I am trying to understand a proof that $S_3$ is isomorphic to $\operatorname{Aut}(S_3)$ located on page 2 of this link: http://www.math.ntu.edu.tw/~hchu/Algebra/Jacobson%5B19%5D.pdf
I'm going to rewrite the proof in my own words and pause at the steps that I can't follow.
We have $$S_3 = \{e, a = (123), a^2 = (132), b = (12), ab = (123)\},$$ so, e.g., $S_3 = \langle (123), (12) \rangle$. It follows then that $ba = a^2 b$, which implies that \begin{align*} (a^m b^n)(a^p b^q) = a^{m+(n+1)p} b^{n+q}, \end{align*} where $m,p \in \{0,1,2\}$ and $n,q \in \{0,1\}$.
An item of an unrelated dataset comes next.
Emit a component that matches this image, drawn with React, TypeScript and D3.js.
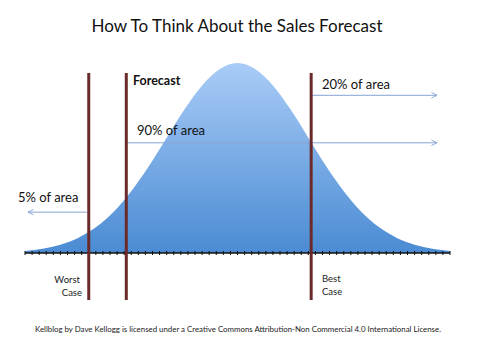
import React from 'react';
import * as d3 from 'd3';

const curveZ = [-3, -2.75, -2.5, -2.25, -2, -1.75, -1.5, -1.25, -1, -0.75, -0.5, -0.25, 0, 0.25, 0.5, 0.75, 1, 1.25, 1.5, 1.75, 2, 2.25, 2.5, 2.75, 3];
const curveHeight = [1.1, 2.3, 4.4, 7.9, 13.5, 21.6, 32.5, 45.8, 60.7, 75.5, 88.2, 96.9, 100, 96.9, 88.2, 75.5, 60.7, 45.8, 32.5, 21.6, 13.5, 7.9, 4.4, 2.3, 1.1];

// marker lines (in std dev units)
const markerNames = ['worst', 'forecast', 'best'];
const markerZ = [-2.1, -1.57, 1.04];

// arrow heights, % of peak
const arrowTopLevel = 83;
const arrowMidLevel = 58;
const arrowLowLevel = 21.5;

// tick marks along the axis
const tickValues = d3.range(0, 61).map(i => -3 + i * 0.1);

const W = 500;
const H = 353;

export default function App() {
  const x = d3.scaleLinear().domain([-3, 3]).range([25, 450]);
  const y = d3.scaleLinear().domain([0, 100]).range([253, 63]);

  const pts = curveZ.map((z, i) => [z, curveHeight[i]] as [number, number]);
  const area = d3.area<[number, number]>()
    .x(d => x(d[0]))
    .y0(y(0))
    .y1(d => y(d[1]))
    .curve(d3.curveMonotoneX);

  const lineColor = '#6b2a2a';
  const arrowColor = '#86a4d2';
  const font = 'Lato, "Open Sans", sans-serif';

  const mx = markerZ.map(z => x(z));
  const arrowEnd = 437;

  return (
    <svg width={W} height={H} style={{ position: 'absolute', left: 0, top: 0, background: '#fff' }} fontFamily={font}>
      <defs>
        <linearGradient id="bell" x1="0" y1="0" x2="0" y2="1">
          <stop offset="0%" stopColor="#a9ccf7" />
          <stop offset="100%" stopColor="#4a8bd3" />
        </linearGradient>
        <marker id="arr" viewBox="0 0 10 10" refX="9" refY="5" markerWidth="7" markerHeight="7" orient="auto-start-reverse" markerUnits="userSpaceOnUse">
          <path d="M1,1 L9,5 L1,9" fill="none" stroke={arrowColor} strokeWidth="1.3" />
        </marker>
      </defs>

      <text x={237} y={32} textAnchor="middle" fontSize={17} fill="#111">How To Think About the Sales Forecast</text>

      <path d={area(pts) || ''} fill="url(#bell)" />

      {/* axis */}
      <line x1={x(-3)} x2={x(3)} y1={y(0)} y2={y(0)} stroke="#111" strokeWidth={1.5} />
      {tickValues.map((t, i) => (
        <line key={i} x1={x(t)} x2={x(t)} y1={y(0) - 2} y2={y(0) + 2} stroke="#111" strokeWidth={1} />
      ))}

      {/* arrows */}
      <line x1={mx[2]} x2={arrowEnd} y1={y(arrowTopLevel)} y2={y(arrowTopLevel)} stroke={arrowColor} strokeWidth={1} markerEnd="url(#arr)" />
      <line x1={mx[1]} x2={arrowEnd} y1={y(arrowMidLevel)} y2={y(arrowMidLevel)} stroke={arrowColor} strokeWidth={1} markerEnd="url(#arr)" />
      <line x1={mx[0] - 2} x2={28} y1={y(arrowLowLevel)} y2={y(arrowLowLevel)} stroke={arrowColor} strokeWidth={1} markerEnd="url(#arr)" />

      {/* marker lines */}
      {markerNames.map((n, i) => (
        <line key={n} x1={mx[i]} x2={mx[i]} y1={73} y2={300} stroke={lineColor} strokeWidth={3} />
      ))}

      <text x={133} y={85} fontSize={12.5} fontWeight="bold" fill="#111">Forecast</text>
      <text x={322} y={89} fontSize={13} fill="#111">20% of area</text>
      <text x={137} y={135} fontSize={13} fill="#111">90% of area</text>
      <text x={18} y={202} fontSize={13} fill="#111">5% of area</text>

      <text x={80} y={283} fontSize={9.5} textAnchor="end" fill="#222">Worst</text>
      <text x={82} y={296} fontSize={9.5} textAnchor="end" fill="#222">Case</text>
      <text x={322} y={282} fontSize={9.5} fill="#222">Best</text>
      <text x={322} y={295} fontSize={9.5} fill="#222">Case</text>

      <text x={35} y={332} fontSize={7.5} fill="#222" textLength={406} lengthAdjust="spacingAndGlyphs">Kellblog by Dave Kellogg is licensed under a Creative Commons Attribution-Non Commercial 4.0 International License.</text>
    </svg>
  );
}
My first point of confusion is trying to verify this. One possibility is running over cases, but there must be an easier way. First, the claim seems to be that because $S_3$ is generated by $a$ and $b$, I can write any element $x \in S_3$ as $x = a^m b^n$ where $m \in \{0,1,2\}$ (since the order of $a$ is $3$) and $n \in \{0,1\}$ (since $b$ has order $2$). The problem then becomes that I don't know how to introduce $ba = a^2 b$ since I don't know if I have two factors of $a$ to work with. I assume this boils down to an associativity argument, but I'm struggling to see how to do it.
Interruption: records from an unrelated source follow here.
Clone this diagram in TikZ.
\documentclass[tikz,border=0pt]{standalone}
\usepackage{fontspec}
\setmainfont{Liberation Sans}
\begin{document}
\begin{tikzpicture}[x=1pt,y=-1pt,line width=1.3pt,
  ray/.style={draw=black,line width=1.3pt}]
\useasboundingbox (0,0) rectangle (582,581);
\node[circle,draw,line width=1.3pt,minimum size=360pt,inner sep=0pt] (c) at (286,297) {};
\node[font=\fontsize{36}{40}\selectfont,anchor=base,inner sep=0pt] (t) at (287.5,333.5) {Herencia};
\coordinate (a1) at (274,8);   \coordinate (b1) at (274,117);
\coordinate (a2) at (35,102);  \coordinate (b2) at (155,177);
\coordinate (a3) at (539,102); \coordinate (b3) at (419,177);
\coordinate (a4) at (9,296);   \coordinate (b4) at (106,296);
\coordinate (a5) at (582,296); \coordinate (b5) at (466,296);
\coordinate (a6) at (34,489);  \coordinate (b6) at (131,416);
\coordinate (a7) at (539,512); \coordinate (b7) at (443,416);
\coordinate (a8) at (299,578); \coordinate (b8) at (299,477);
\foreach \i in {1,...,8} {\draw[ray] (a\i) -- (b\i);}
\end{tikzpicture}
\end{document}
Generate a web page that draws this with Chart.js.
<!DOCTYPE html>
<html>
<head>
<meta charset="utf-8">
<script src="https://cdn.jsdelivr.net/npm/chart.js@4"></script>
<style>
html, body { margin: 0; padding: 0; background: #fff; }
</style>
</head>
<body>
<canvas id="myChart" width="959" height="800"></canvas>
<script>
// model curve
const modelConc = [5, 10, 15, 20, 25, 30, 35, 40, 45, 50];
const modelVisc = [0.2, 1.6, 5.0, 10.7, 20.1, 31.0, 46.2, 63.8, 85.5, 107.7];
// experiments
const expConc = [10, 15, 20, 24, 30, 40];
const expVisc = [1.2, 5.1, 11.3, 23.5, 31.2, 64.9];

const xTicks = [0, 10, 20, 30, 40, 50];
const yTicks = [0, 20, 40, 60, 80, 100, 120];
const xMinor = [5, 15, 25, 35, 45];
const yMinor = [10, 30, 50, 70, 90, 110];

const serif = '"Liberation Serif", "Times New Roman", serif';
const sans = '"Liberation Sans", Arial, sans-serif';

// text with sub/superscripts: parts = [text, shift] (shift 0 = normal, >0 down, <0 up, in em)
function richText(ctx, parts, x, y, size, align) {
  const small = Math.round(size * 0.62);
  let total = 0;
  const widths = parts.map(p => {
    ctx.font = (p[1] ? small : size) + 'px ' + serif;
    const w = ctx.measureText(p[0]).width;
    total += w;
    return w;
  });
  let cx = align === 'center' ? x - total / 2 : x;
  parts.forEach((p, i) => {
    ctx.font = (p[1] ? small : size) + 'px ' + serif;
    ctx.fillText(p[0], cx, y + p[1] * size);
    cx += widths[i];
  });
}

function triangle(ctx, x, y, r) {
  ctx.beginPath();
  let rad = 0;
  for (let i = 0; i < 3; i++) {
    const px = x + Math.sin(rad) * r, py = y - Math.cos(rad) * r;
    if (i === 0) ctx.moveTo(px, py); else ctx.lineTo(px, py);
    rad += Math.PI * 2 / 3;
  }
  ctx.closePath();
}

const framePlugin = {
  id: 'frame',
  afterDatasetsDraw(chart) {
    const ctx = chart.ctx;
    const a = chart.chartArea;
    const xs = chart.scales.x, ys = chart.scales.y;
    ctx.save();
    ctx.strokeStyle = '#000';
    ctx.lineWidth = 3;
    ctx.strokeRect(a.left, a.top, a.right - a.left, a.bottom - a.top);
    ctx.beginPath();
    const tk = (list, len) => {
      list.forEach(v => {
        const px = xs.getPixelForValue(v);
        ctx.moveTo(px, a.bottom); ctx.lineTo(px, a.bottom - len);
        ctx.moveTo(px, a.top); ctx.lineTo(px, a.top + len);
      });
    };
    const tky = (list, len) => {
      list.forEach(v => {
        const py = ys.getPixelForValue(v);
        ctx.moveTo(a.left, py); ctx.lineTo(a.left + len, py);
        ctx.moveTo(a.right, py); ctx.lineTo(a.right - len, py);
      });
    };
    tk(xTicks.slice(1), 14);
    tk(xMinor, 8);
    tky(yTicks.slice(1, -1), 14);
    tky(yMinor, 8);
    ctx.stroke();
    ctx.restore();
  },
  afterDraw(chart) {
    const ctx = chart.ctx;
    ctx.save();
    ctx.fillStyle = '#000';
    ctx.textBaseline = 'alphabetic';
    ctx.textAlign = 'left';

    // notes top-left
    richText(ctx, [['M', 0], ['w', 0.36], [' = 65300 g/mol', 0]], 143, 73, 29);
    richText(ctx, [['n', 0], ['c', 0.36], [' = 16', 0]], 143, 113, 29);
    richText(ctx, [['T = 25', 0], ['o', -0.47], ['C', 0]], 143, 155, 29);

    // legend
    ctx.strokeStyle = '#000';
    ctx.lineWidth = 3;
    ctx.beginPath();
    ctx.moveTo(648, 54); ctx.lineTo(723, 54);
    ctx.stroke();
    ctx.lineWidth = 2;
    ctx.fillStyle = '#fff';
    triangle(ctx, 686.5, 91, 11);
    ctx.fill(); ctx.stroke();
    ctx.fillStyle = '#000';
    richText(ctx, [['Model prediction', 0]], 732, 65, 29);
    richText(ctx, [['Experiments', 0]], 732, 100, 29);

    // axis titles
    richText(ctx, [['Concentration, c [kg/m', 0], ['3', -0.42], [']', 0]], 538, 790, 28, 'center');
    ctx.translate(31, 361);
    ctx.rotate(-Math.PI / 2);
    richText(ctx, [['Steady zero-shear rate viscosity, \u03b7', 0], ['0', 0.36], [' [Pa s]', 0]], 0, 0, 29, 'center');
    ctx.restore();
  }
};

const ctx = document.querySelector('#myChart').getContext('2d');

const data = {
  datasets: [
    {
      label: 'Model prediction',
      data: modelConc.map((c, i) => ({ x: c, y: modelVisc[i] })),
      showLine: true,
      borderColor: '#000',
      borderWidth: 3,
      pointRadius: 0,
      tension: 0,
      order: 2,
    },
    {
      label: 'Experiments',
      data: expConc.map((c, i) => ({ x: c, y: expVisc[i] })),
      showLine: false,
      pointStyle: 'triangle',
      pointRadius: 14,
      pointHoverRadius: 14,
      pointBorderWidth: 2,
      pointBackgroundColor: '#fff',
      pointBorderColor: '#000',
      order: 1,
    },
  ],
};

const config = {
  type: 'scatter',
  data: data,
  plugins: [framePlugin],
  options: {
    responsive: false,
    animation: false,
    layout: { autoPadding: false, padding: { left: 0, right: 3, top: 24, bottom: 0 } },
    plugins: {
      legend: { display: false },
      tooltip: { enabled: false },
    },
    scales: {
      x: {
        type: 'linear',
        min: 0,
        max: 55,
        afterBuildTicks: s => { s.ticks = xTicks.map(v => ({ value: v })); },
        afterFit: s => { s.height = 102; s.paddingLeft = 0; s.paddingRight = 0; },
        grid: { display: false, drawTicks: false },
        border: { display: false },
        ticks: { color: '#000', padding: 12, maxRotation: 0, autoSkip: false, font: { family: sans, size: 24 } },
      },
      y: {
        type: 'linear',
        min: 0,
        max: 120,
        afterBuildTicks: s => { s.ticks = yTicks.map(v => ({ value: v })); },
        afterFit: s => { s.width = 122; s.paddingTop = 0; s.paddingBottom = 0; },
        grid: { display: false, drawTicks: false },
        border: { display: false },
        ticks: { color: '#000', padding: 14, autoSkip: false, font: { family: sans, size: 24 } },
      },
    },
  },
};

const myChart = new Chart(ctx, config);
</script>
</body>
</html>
Given any automorphism $\phi$ acting on $x \in G$, $\phi(x)$ has the same order as $x$. Then $\phi(a) = a^i$ and $\phi(b) = a^j b$ where $i = 1,2$ and $j = 0,1,2$.
I understand the first sentence but not what follows. $a$ has order $3$, but upon mapping it to $a^I$, it no longer has order $3$; similarly for mapping $b$, an element of order $2$, to $a^j b$. Am I missing something here?
The remainder of the proof follows from these facts, so I think if I could understand these steps, I could probably make sense of the rest.